_REQUIRED WORK_:
Please print exactly the lines below, from the start of the material up to and including the line with "0.612, 0.595, 0.573]", but none of the pictures.

Start of RECORDED INFORMATION

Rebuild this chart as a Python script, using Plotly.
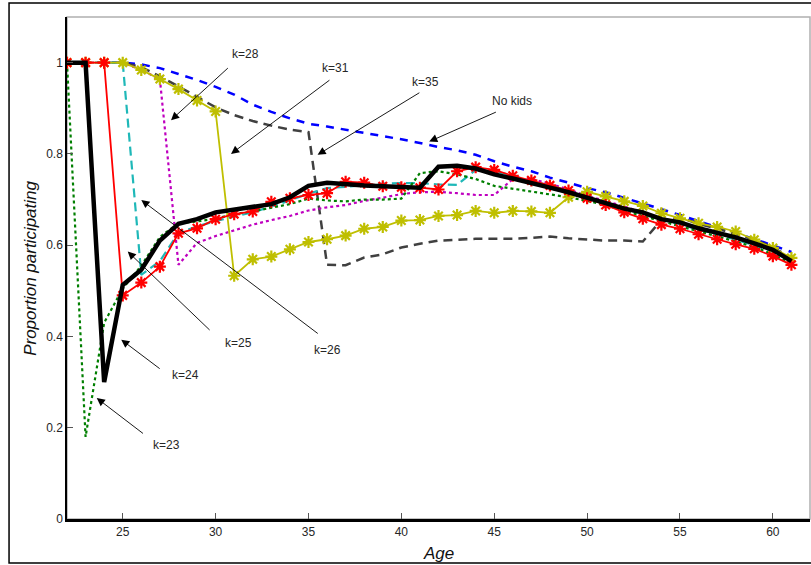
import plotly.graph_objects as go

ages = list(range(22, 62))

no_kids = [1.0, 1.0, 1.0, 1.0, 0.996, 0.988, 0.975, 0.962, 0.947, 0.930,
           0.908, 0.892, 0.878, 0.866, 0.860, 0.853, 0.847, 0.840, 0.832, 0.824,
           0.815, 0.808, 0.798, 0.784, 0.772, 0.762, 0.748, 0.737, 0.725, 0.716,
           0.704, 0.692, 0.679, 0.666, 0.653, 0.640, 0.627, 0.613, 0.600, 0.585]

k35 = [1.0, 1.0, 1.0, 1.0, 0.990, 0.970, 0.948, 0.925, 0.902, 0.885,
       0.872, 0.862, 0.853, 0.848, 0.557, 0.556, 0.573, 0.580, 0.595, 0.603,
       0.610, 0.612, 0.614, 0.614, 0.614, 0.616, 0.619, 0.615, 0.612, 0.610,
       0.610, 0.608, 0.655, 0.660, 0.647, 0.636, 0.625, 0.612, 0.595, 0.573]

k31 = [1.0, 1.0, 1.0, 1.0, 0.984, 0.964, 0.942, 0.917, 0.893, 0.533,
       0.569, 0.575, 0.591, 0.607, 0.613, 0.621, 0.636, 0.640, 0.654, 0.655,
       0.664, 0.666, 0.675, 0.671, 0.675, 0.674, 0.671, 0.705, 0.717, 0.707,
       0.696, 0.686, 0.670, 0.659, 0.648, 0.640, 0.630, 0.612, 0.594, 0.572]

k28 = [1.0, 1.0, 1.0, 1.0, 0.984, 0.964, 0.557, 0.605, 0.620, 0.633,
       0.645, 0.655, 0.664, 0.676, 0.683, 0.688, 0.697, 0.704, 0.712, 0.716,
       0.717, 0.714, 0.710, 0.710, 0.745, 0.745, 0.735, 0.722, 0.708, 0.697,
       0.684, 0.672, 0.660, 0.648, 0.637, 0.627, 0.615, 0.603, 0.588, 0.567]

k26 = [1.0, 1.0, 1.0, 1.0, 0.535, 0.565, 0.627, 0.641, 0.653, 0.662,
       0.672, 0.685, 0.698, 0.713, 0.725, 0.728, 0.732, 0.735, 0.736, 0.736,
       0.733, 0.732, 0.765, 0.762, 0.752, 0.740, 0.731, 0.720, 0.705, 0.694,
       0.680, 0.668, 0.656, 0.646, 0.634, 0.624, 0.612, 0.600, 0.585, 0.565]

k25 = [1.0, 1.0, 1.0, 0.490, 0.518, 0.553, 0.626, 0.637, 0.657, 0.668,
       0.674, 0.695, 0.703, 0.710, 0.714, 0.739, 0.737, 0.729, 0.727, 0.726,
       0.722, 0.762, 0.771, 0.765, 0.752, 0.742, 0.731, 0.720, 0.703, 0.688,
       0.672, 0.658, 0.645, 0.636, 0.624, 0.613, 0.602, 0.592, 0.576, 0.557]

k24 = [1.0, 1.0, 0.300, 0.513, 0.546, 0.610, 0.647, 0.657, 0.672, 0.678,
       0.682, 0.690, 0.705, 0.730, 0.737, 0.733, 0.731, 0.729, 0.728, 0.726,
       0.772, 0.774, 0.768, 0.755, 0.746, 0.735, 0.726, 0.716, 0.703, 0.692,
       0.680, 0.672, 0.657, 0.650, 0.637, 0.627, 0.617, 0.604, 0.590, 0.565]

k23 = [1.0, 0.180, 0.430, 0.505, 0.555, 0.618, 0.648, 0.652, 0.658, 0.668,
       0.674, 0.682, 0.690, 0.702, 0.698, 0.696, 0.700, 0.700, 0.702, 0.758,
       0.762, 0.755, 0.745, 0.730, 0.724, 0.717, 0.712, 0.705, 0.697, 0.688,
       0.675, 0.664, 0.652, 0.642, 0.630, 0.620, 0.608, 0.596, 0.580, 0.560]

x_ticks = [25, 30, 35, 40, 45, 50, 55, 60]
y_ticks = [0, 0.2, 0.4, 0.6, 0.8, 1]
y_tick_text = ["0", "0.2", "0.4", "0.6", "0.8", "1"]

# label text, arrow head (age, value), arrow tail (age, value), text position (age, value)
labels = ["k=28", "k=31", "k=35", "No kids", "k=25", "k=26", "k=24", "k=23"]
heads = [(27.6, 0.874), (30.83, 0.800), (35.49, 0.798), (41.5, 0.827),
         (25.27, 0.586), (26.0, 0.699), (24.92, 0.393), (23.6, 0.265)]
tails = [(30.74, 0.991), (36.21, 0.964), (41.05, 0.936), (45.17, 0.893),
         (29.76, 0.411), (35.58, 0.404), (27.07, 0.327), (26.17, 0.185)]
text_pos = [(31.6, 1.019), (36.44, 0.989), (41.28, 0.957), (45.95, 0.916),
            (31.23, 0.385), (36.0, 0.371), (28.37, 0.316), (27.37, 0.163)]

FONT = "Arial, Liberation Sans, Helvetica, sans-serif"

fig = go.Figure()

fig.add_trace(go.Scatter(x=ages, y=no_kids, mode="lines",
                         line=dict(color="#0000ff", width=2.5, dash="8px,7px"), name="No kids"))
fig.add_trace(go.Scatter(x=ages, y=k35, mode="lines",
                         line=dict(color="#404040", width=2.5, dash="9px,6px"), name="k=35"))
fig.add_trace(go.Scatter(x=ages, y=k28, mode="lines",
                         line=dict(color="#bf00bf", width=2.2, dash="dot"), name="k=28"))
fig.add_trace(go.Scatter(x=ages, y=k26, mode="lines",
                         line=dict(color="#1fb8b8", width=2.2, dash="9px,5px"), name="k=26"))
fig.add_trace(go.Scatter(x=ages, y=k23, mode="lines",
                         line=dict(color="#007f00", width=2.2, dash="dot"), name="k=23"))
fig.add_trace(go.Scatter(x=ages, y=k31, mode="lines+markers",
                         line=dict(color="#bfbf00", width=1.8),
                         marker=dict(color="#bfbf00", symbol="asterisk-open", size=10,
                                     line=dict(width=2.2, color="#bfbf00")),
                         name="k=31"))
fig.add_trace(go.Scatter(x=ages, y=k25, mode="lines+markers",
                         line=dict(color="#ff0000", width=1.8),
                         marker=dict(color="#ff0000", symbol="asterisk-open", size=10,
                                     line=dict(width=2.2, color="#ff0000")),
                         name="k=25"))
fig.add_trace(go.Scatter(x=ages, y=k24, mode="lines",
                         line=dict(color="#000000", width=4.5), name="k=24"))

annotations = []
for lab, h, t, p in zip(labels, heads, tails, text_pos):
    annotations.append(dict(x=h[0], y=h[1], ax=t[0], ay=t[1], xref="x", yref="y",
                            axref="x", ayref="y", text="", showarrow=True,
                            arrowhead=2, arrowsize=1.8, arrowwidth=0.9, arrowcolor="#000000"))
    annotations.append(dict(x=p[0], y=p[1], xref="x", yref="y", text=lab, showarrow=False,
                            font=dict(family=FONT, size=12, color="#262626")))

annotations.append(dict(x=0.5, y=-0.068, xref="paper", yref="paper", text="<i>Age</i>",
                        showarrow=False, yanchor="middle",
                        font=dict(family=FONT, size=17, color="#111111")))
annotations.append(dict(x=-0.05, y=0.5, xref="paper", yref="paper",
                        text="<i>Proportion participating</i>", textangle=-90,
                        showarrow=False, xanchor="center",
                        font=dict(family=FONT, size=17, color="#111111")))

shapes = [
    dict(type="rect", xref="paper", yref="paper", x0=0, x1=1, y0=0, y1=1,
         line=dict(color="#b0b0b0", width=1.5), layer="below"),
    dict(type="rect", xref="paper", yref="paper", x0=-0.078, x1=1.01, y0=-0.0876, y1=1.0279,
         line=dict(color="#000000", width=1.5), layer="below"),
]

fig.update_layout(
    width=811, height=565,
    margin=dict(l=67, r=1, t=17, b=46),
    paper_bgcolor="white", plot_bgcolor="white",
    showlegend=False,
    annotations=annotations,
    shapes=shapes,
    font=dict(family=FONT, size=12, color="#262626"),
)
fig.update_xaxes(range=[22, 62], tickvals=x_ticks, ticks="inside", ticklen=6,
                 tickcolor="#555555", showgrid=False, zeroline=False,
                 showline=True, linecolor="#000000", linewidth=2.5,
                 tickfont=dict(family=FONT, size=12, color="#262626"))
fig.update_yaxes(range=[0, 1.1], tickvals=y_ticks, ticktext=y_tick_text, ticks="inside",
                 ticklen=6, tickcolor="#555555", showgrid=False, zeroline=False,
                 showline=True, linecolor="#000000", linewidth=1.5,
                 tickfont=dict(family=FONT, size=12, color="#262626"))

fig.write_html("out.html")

End of RECORDED INFORMATION

_OUTPUT FOR THIS TASK_:
Rebuild this chart as a Python script, using Plotly.
import plotly.graph_objects as go

ages = list(range(22, 62))

no_kids = [1.0, 1.0, 1.0, 1.0, 0.996, 0.988, 0.975, 0.962, 0.947, 0.930,
           0.908, 0.892, 0.878, 0.866, 0.860, 0.853, 0.847, 0.840, 0.832, 0.824,
           0.815, 0.808, 0.798, 0.784, 0.772, 0.762, 0.748, 0.737, 0.725, 0.716,
           0.704, 0.692, 0.679, 0.666, 0.653, 0.640, 0.627, 0.613, 0.600, 0.585]

k35 = [1.0, 1.0, 1.0, 1.0, 0.990, 0.970, 0.948, 0.925, 0.902, 0.885,
       0.872, 0.862, 0.853, 0.848, 0.557, 0.556, 0.573, 0.580, 0.595, 0.603,
       0.610, 0.612, 0.614, 0.614, 0.614, 0.616, 0.619, 0.615, 0.612, 0.610,
       0.610, 0.608, 0.655, 0.660, 0.647, 0.636, 0.625, 0.612, 0.595, 0.573]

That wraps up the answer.